## Collected data
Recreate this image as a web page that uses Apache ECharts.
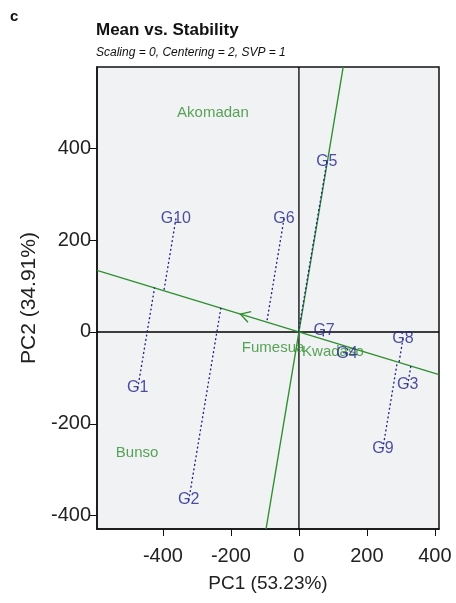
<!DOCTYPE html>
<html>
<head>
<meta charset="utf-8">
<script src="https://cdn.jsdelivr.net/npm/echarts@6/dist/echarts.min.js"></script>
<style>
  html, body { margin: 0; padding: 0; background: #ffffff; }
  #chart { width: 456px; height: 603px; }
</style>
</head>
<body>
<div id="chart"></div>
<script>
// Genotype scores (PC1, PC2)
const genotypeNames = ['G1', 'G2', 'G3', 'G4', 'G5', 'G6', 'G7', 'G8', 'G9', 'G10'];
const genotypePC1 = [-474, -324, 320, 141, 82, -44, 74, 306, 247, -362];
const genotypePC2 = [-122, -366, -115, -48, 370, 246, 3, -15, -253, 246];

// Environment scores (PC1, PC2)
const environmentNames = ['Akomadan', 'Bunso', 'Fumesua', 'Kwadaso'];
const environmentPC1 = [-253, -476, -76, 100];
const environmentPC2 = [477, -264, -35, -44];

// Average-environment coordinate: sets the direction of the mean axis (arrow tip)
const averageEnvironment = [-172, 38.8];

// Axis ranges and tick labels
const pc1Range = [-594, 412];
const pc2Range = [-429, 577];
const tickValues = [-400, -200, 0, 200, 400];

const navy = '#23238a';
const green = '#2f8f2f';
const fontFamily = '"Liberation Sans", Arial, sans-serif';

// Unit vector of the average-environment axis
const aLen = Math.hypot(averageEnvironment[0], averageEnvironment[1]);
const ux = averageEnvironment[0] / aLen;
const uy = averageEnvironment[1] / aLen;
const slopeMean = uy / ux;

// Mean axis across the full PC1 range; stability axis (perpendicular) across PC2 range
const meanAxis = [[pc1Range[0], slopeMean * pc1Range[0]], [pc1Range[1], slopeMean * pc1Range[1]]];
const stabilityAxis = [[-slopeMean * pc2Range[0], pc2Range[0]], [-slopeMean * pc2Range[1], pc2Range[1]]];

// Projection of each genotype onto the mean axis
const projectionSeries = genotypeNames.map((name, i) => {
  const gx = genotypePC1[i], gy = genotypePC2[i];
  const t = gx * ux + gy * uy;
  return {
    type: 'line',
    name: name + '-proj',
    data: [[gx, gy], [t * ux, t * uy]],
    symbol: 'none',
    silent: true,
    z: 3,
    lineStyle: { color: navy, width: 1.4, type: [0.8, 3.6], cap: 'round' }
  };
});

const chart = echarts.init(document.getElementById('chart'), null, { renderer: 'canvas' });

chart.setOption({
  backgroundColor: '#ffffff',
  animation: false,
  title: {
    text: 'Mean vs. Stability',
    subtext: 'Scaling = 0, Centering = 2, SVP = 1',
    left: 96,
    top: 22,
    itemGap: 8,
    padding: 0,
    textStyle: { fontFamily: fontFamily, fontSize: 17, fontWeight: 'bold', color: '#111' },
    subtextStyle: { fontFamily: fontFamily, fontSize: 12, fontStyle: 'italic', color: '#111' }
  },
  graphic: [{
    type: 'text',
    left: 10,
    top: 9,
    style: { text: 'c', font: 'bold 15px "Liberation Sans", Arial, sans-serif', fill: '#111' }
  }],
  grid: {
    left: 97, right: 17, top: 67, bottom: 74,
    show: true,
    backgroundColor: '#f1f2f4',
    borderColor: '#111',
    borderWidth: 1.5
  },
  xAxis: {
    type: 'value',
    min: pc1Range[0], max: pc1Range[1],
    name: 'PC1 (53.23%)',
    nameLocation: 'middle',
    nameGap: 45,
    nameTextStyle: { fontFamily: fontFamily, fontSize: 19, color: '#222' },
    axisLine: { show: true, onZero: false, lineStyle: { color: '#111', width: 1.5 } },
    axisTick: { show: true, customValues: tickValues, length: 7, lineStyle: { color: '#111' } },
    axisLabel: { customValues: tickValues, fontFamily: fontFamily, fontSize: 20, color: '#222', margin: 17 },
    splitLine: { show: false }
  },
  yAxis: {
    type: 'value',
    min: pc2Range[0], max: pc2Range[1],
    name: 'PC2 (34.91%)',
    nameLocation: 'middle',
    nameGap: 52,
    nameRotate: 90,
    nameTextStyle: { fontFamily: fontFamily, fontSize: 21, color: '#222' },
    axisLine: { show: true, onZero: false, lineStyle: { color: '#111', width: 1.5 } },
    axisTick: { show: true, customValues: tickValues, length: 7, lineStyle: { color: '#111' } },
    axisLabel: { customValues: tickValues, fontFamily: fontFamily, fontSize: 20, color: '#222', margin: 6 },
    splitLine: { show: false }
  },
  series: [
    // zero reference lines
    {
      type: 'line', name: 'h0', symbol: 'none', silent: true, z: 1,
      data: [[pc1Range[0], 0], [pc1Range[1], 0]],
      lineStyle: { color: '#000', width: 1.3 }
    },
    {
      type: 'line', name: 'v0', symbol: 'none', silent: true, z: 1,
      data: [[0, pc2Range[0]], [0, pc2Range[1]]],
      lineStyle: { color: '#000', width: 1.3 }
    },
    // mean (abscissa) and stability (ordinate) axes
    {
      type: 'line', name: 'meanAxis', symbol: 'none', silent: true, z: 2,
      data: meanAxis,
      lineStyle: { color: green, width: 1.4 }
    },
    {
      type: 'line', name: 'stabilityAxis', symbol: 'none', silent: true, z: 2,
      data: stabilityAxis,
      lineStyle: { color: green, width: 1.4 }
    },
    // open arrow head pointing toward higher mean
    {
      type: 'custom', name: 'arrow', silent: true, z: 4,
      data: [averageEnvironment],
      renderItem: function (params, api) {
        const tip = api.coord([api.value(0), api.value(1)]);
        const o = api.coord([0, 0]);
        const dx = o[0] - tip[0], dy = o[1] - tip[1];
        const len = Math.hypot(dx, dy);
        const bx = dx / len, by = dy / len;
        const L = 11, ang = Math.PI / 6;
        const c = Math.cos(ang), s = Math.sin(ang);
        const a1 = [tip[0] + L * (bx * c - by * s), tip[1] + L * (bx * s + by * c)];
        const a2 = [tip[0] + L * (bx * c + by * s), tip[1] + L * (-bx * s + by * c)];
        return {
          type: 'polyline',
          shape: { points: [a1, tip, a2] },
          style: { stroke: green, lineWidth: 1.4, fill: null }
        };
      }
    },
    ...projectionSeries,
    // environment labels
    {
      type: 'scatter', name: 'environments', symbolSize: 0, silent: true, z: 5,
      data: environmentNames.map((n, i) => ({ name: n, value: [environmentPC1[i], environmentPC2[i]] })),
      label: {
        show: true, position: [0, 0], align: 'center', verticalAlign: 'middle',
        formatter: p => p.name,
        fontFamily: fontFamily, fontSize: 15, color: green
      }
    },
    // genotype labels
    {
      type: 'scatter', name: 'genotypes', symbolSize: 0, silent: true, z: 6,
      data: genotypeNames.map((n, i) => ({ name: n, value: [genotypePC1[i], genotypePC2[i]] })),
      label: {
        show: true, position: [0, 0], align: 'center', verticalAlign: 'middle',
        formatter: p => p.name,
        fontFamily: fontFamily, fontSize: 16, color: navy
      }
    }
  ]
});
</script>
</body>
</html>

## Instructions to follow
Copy the listing in full and without alteration, omitting every picture.

## The answer
Recreate this image as a web page that uses Apache ECharts.
<!DOCTYPE html>
<html>
<head>
<meta charset="utf-8">
<script src="https://cdn.jsdelivr.net/npm/echarts@6/dist/echarts.min.js"></script>
<style>
  html, body { margin: 0; padding: 0; background: #ffffff; }
  #chart { width: 456px; height: 603px; }
</style>
</head>
<body>
<div id="chart"></div>
<script>
// Genotype scores (PC1, PC2)
const genotypeNames = ['G1', 'G2', 'G3', 'G4', 'G5', 'G6', 'G7', 'G8', 'G9', 'G10'];
const genotypePC1 = [-474, -324, 320, 141, 82, -44, 74, 306, 247, -362];
const genotypePC2 = [-122, -366, -115, -48, 370, 246, 3, -15, -253, 246];

// Environment scores (PC1, PC2)
const environmentNames = ['Akomadan', 'Bunso', 'Fumesua', 'Kwadaso'];
const environmentPC1 = [-253, -476, -76, 100];
const environmentPC2 = [477, -264, -35, -44];

// Average-environment coordinate: sets the direction of the mean axis (arrow tip)
const averageEnvironment = [-172, 38.8];

// Axis ranges and tick labels
const pc1Range = [-594, 412];
const pc2Range = [-429, 577];
const tickValues = [-400, -200, 0, 200, 400];

const navy = '#23238a';
const green = '#2f8f2f';
const fontFamily = '"Liberation Sans", Arial, sans-serif';

// Unit vector of the average-environment axis
const aLen = Math.hypot(averageEnvironment[0], averageEnvironment[1]);
const ux = averageEnvironment[0] / aLen;
const uy = averageEnvironment[1] / aLen;
const slopeMean = uy / ux;

// Mean axis across the full PC1 range; stability axis (perpendicular) across PC2 range
const meanAxis = [[pc1Range[0], slopeMean * pc1Range[0]], [pc1Range[1], slopeMean * pc1Range[1]]];
const stabilityAxis = [[-slopeMean * pc2Range[0], pc2Range[0]], [-slopeMean * pc2Range[1], pc2Range[1]]];

// Projection of each genotype onto the mean axis
const projectionSeries = genotypeNames.map((name, i) => {
  const gx = genotypePC1[i], gy = genotypePC2[i];
  const t = gx * ux + gy * uy;
  return {
    type: 'line',
    name: name + '-proj',
    data: [[gx, gy], [t * ux, t * uy]],
    symbol: 'none',
    silent: true,
    z: 3,
    lineStyle: { color: navy, width: 1.4, type: [0.8, 3.6], cap: 'round' }
  };
});

const chart = echarts.init(document.getElementById('chart'), null, { renderer: 'canvas' });

chart.setOption({
  backgroundColor: '#ffffff',
  animation: false,
  title: {
    text: 'Mean vs. Stability',
    subtext: 'Scaling = 0, Centering = 2, SVP = 1',
    left: 96,
    top: 22,
    itemGap: 8,
    padding: 0,
    textStyle: { fontFamily: fontFamily, fontSize: 17, fontWeight: 'bold', color: '#111' },
    subtextStyle: { fontFamily: fontFamily, fontSize: 12, fontStyle: 'italic', color: '#111' }
  },
  graphic: [{
    type: 'text',
    left: 10,
    top: 9,
    style: { text: 'c', font: 'bold 15px "Liberation Sans", Arial, sans-serif', fill: '#111' }
  }],
  grid: {
    left: 97, right: 17, top: 67, bottom: 74,
    show: true,
    backgroundColor: '#f1f2f4',
    borderColor: '#111',
    borderWidth: 1.5
  },
  xAxis: {
    type: 'value',
    min: pc1Range[0], max: pc1Range[1],
    name: 'PC1 (53.23%)',
    nameLocation: 'middle',
    nameGap: 45,
    nameTextStyle: { fontFamily: fontFamily, fontSize: 19, color: '#222' },
    axisLine: { show: true, onZero: false, lineStyle: { color: '#111', width: 1.5 } },
    axisTick: { show: true, customValues: tickValues, length: 7, lineStyle: { color: '#111' } },
    axisLabel: { customValues: tickValues, fontFamily: fontFamily, fontSize: 20, color: '#222', margin: 17 },
    splitLine: { show: false }
  },
  yAxis: {
    type: 'value',
    min: pc2Range[0], max: pc2Range[1],
    name: 'PC2 (34.91%)',
    nameLocation: 'middle',
    nameGap: 52,
    nameRotate: 90,
    nameTextStyle: { fontFamily: fontFamily, fontSize: 21, color: '#222' },
    axisLine: { show: true, onZero: false, lineStyle: { color: '#111', width: 1.5 } },
    axisTick: { show: true, customValues: tickValues, length: 7, lineStyle: { color: '#111' } },
    axisLabel: { customValues: tickValues, fontFamily: fontFamily, fontSize: 20, color: '#222', margin: 6 },
    splitLine: { show: false }
  },
  series: [
    // zero reference lines
    {
      type: 'line', name: 'h0', symbol: 'none', silent: true, z: 1,
      data: [[pc1Range[0], 0], [pc1Range[1], 0]],
      lineStyle: { color: '#000', width: 1.3 }
    },
    {
      type: 'line', name: 'v0', symbol: 'none', silent: true, z: 1,
      data: [[0, pc2Range[0]], [0, pc2Range[1]]],
      lineStyle: { color: '#000', width: 1.3 }
    },
    // mean (abscissa) and stability (ordinate) axes
    {
      type: 'line', name: 'meanAxis', symbol: 'none', silent: true, z: 2,
      data: meanAxis,
      lineStyle: { color: green, width: 1.4 }
    },
    {
      type: 'line', name: 'stabilityAxis', symbol: 'none', silent: true, z: 2,
      data: stabilityAxis,
      lineStyle: { color: green, width: 1.4 }
    },
    // open arrow head pointing toward higher mean
    {
      type: 'custom', name: 'arrow', silent: true, z: 4,
      data: [averageEnvironment],
      renderItem: function (params, api) {
        const tip = api.coord([api.value(0), api.value(1)]);
        const o = api.coord([0, 0]);
        const dx = o[0] - tip[0], dy = o[1] - tip[1];
        const len = Math.hypot(dx, dy);
        const bx = dx / len, by = dy / len;
        const L = 11, ang = Math.PI / 6;
        const c = Math.cos(ang), s = Math.sin(ang);
        const a1 = [tip[0] + L * (bx * c - by * s), tip[1] + L * (bx * s + by * c)];
        const a2 = [tip[0] + L * (bx * c + by * s), tip[1] + L * (-bx * s + by * c)];
        return {
          type: 'polyline',
          shape: { points: [a1, tip, a2] },
          style: { stroke: green, lineWidth: 1.4, fill: null }
        };
      }
    },
    ...projectionSeries,
    // environment labels
    {
      type: 'scatter', name: 'environments', symbolSize: 0, silent: true, z: 5,
      data: environmentNames.map((n, i) => ({ name: n, value: [environmentPC1[i], environmentPC2[i]] })),
      label: {
        show: true, position: [0, 0], align: 'center', verticalAlign: 'middle',
        formatter: p => p.name,
        fontFamily: fontFamily, fontSize: 15, color: green
      }
    },
    // genotype labels
    {
      type: 'scatter', name: 'genotypes', symbolSize: 0, silent: true, z: 6,
      data: genotypeNames.map((n, i) => ({ name: n, value: [genotypePC1[i], genotypePC2[i]] })),
      label: {
        show: true, position: [0, 0], align: 'center', verticalAlign: 'middle',
        formatter: p => p.name,
        fontFamily: fontFamily, fontSize: 16, color: navy
      }
    }
  ]
});
</script>
</body>
</html>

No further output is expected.